STATED TASK: Every line below that contains "chart" is to be copied.

★ ★ ★ ★ ★

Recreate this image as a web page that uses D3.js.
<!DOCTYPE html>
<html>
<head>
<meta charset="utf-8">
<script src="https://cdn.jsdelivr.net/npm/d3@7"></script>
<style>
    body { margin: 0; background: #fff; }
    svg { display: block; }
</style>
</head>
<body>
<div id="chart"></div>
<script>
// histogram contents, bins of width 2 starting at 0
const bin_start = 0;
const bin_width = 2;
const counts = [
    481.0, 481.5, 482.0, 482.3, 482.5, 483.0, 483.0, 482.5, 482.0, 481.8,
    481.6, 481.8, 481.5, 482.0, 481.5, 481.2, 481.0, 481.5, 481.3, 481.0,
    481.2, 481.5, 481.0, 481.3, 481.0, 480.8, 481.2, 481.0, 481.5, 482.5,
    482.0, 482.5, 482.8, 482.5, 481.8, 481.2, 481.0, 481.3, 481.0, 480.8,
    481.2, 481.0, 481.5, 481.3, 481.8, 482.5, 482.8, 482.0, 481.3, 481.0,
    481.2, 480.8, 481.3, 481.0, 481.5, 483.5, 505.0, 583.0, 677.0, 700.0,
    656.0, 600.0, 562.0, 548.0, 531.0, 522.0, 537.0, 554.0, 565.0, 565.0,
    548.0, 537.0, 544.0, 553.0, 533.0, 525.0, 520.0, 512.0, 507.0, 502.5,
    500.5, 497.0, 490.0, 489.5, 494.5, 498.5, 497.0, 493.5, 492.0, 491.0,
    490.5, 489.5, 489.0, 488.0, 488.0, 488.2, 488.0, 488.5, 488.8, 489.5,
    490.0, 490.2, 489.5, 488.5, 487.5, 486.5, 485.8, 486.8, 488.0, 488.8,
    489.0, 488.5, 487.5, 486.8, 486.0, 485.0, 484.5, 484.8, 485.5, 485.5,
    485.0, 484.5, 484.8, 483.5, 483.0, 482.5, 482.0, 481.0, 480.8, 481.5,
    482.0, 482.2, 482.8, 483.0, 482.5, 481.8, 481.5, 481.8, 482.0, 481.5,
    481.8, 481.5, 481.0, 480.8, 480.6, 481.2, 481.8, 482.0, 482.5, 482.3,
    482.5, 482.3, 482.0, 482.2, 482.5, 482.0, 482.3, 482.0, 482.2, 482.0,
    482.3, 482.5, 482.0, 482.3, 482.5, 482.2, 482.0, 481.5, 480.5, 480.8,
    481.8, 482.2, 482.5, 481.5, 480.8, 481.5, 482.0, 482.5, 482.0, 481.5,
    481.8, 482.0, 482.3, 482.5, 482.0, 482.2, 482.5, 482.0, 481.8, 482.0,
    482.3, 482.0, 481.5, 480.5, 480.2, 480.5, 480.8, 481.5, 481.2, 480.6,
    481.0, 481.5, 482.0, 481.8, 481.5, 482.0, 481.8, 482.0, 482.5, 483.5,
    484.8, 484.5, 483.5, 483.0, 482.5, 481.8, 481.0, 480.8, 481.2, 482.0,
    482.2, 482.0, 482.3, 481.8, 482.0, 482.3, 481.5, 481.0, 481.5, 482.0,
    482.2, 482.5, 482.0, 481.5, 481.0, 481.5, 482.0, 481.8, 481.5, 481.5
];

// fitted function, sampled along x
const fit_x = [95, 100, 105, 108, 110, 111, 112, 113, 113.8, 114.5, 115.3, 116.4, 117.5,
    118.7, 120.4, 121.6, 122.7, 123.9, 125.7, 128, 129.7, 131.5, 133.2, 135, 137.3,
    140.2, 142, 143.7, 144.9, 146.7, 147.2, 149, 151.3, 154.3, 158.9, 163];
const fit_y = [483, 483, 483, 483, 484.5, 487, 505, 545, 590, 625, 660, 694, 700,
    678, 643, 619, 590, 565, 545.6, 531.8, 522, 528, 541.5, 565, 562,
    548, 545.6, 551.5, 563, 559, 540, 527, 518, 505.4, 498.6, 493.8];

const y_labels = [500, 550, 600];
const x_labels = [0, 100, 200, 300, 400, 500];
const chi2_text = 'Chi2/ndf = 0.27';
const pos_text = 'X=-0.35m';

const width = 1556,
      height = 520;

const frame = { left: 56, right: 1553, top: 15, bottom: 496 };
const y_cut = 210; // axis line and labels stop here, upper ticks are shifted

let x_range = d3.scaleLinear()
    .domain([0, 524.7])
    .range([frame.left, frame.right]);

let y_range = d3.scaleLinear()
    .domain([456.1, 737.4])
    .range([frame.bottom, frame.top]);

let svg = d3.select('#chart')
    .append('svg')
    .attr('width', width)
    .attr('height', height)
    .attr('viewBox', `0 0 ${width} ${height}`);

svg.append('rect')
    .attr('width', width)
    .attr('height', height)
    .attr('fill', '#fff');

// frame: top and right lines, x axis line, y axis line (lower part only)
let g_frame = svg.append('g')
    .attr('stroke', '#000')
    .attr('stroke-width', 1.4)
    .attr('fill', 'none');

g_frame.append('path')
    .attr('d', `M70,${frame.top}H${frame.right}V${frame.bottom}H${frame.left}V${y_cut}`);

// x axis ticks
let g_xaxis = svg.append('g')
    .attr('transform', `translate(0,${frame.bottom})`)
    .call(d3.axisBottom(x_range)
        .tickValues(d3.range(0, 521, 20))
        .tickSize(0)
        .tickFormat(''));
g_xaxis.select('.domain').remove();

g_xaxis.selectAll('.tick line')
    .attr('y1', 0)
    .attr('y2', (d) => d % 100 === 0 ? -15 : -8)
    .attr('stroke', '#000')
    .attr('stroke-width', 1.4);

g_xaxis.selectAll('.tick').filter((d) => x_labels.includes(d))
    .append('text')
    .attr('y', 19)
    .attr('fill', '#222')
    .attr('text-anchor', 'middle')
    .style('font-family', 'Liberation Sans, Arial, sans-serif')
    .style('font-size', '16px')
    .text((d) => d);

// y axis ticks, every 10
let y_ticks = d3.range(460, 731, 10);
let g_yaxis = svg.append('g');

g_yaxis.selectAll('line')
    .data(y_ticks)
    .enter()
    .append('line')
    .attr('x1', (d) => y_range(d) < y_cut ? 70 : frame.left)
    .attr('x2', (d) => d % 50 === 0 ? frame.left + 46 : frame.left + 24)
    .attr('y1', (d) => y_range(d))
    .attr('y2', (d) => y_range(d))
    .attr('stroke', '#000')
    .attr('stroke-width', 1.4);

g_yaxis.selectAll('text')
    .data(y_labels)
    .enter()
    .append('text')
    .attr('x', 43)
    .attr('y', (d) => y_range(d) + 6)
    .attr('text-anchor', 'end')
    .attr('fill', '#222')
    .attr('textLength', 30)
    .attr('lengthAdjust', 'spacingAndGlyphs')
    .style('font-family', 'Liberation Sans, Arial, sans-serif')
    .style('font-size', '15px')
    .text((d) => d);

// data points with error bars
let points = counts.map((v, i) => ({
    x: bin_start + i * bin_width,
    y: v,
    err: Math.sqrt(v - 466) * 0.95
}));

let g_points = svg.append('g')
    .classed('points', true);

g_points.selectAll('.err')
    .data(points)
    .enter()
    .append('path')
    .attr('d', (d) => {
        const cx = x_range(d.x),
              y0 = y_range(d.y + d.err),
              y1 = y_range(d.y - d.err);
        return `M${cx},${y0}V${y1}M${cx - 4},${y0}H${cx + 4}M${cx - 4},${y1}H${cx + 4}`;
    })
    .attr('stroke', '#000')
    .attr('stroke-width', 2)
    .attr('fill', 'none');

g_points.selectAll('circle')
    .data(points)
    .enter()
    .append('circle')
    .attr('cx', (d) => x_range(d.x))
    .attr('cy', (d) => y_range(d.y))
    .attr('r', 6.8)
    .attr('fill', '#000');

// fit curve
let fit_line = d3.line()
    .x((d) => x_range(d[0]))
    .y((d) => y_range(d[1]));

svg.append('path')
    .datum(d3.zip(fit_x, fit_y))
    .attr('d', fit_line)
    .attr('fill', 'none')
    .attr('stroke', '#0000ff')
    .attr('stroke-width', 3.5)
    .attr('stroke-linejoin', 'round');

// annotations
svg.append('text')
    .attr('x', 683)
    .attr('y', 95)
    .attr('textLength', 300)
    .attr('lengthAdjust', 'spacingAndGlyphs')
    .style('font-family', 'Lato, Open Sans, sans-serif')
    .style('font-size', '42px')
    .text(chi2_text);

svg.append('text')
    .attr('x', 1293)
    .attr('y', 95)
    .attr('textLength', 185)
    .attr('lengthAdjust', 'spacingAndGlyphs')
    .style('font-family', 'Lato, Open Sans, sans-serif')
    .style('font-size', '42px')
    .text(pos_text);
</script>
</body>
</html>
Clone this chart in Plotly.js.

★ ★ ★ ★ ★

TASK ANSWER:
<div id="chart"></div>
let svg = d3.select('#chart')
Clone this chart in Plotly.js.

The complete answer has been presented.